Second Annual Public Health Summit

Policymakers, public health experts and leaders, as well as students, faculty and staff gathered at Milken Institute School of Public Health on Monday, October 23 for the Second Annual Public Health Summit. The half-day event featured engaging panel discussions on three of today’s most pressing public health issues: climate change, girls’ education and the threat of antibiotic resistance.

The afternoon kicked off with a keynote address by U.S. Sen. Ben Cardin (D-MD), who spoke about the extreme circumstances around climate change and why we can no longer wait to take serious action to counteract its effects. He emphasized the need for clean energy to reduce greenhouse gases, create more jobs and spur economic growth, and he discussed the importance of gaining the public’s support on climate change issues. “The power is with the people,” said Cardin, who is leading a group of senators to the UN Climate Change Conference in Bonn, Germany, next month.

He added that we need to communicate about climate change in a way that everyone can understand, and we can’t afford to get distracted on this issue. “Every day there’s another tweet and something new happens,” Cardin said. “We’ve got to say focused on this public health challenge.”

Cardin’s address led into the afternoon’s first panel: “The Climate: When Change Isn't a Good Thing,” featuring Sabrina McCormick, associate professor of environmental and occupational health, Bob Perkowitz, ecoAmerica's founder and president, and Frank Sesno, director of GW’s School of Media and Public Affairs, who moderated the discussion.

Perkowitz began the discussion by emphasizing the visible health effects of climate change. There are 220 session about climate change at the upcoming American Public Health Association Annual Meeting in Atlanta, for example, and that is partially due to the health risks of climate change. McCormick said she is shocked that people don’t see the connections between climate change and their own health, despite solid scientific evidence.

When it comes to educating people about those effects, McCormick advised those in the audience to start small and educate themselves, too. The number of Americans believing in climate change is increasing, but messages should be targeted to specific audiences.

“Start with people and stay with people,” Perkowitz said. “Don’t talk about polar bears.” The personal effects of climate change are what will resonate most with the public.

During the afternoon’s second panel, “Girl Rising: The Future Global Treasure,” Amita N. Vyas, associate professor of prevention and community health, led a discussion with Christina Lowery, CEO of Girl Rising; Kate Roberts, co-founder of Maverick Collective and vice president of Population Services International; and Candi Wolff, executive vice president of global government affairs for Citi.

Panelists spoke about the gender gap in education around the world as well as the economic and social benefits of expanding girls’ access to education. Lowery said there's a "mountain of undeniable evidence" that educating girls is vital to ending poverty. Roberts supported this point by discussing the importance and close relationship between health and education to further female empowerment.
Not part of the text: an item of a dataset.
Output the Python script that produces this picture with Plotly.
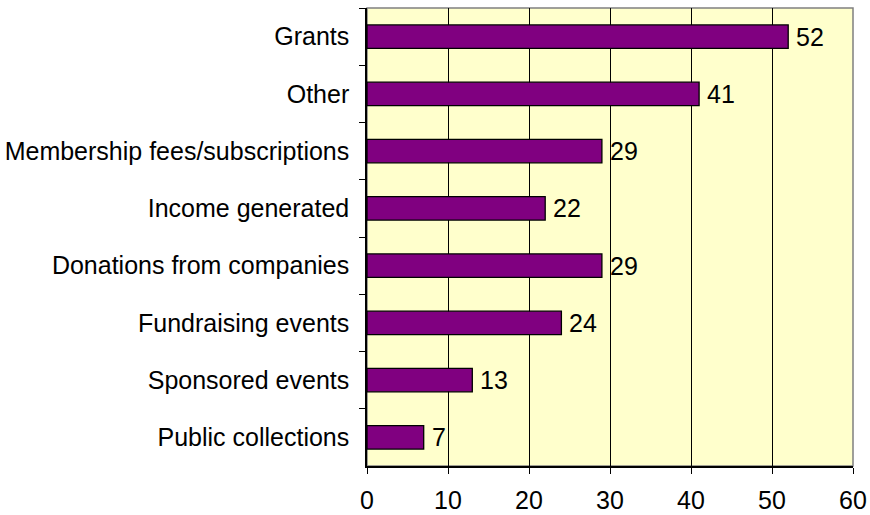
import plotly.graph_objects as go

categories = ["Grants", "Other", "Membership fees/subscriptions", "Income generated",
              "Donations from companies", "Fundraising events", "Sponsored events",
              "Public collections"]
values = [52, 41, 29, 22, 29, 24, 13, 7]
x_ticks = [0, 10, 20, 30, 40, 50, 60]

FONT = "Arial, Liberation Sans, sans-serif"
FS = 25

fig = go.Figure()
fig.add_trace(go.Bar(
    y=categories, x=values, orientation="h",
    marker=dict(color="#800080", line=dict(color="#000000", width=1.3)),
    width=0.41,
    cliponaxis=False,
))

annotations = [dict(x=v, y=c, xref="x", yref="y", text=str(v), showarrow=False,
                    xanchor="left", yanchor="middle", xshift=6,
                    font=dict(family=FONT, size=FS, color="#000000"))
               for c, v in zip(categories, values)]

fig.update_layout(
    width=870, height=515,
    margin=dict(l=367, r=17, t=8, b=49, pad=0),
    paper_bgcolor="#FFFFFF", plot_bgcolor="#FFFFCC",
    showlegend=False,
    font=dict(family=FONT, size=FS, color="#000000"),
    annotations=annotations,
    shapes=[dict(type="rect", xref="paper", yref="paper", x0=0, x1=1, y0=0, y1=1,
                 line=dict(color="#808080", width=1.5), layer="below")],
)
fig.update_xaxes(
    range=[0, 60], tickvals=x_ticks, ticktext=[str(t) for t in x_ticks],
    showgrid=True, gridcolor="#000000", gridwidth=1,
    showline=True, linecolor="#000000", linewidth=1.5,
    ticks="outside", ticklen=6, tickcolor="#000000",
    zeroline=False, tickfont=dict(family=FONT, size=FS), automargin=False,
    ticklabelstandoff=5,
)
fig.update_yaxes(
    categoryorder="array", categoryarray=categories, autorange="reversed",
    showgrid=False, showline=True, linecolor="#000000", linewidth=1.5,
    ticks="outside", ticklen=6, tickcolor="#000000", tickson="boundaries",
    tickfont=dict(family=FONT, size=FS), ticklabelstandoff=11, automargin=False,
)

fig.write_html("out.html", config={"displayModeBar": False},
               post_script="document.body.style.margin='0';document.body.style.overflow='hidden';")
The panel also discussed the importance of partnerships, such as the one between Girl Rising and Citi, to support global initiatives, which allow for more expansion and outreach of educational programs worldwide.

Mike Milken, chairman of the Milken Institute, moderated the final panel, “Superbug Explosion: The Global Threat of Antibiotic Resistance.” Panelists included Lance Price, professor of environmental and occupational health and founding director of the Antibiotic Resistance Action Center; Everly Macario public health communications consultant and co-founder of the MRSA Research Center at the University of Chicago Medicine; and Bruce Stewart-Brown, senior vice president at Perdue Farms.

The theme of this panel was focused on the massive public health issues around antibiotic resistance, which stems from overuse of antibiotic drugs as well as consuming antibiotics via foods (example: chicken). Stewart-Brown spoke about how Perdue has eliminated antibiotic use over the last 15 years. By developing a “sensitive consumer radar” and committing to non-antibiotic-assisted production.

Macario shared the tragic story of her son’s death due to antibiotic resistance. Her personal narrative illustrated the human impact of this issue and how it can affect anyone, even those who are highly educated and well-versed on the issue. Macario has a doctorate in public health from Harvard University. She is now a spokesperson for "Supermoms Against Superbugs."

Price, meanwhile, spoke about a recently published report he co-authored that outlines the role of livestock in antibiotic resistance as well as makes policy recommendations for governments, food companies and other stakeholders to tackle this problem. “There’s no silver bullet,” he said. We need to be vocal consumers and vote with our dollars by purchasing foods without antibiotics in them to influence the market and encourage companies to change their policies.

The summit ended with closing remarks by GW President Thomas LeBlanc, who reiterated the importance of all of these public health challenges. Some of the most superb scientific thinking was discussed during the event, he said, thanking everyone for joining.

The following day, Dean Lynn Goldman and Bill Dietz, director of the Sumner M. Redstone Global Center for Prevention and Wellness, also took part in the Milken Institute Future of Health Summit. Dean Goldman was part of a panel discussing "The Future of Health: A New World of Collaboration," while Dietz discussed "Putting Prevention First" and the current pressing issues around the obesity epidemic during an afternoon panel discussion.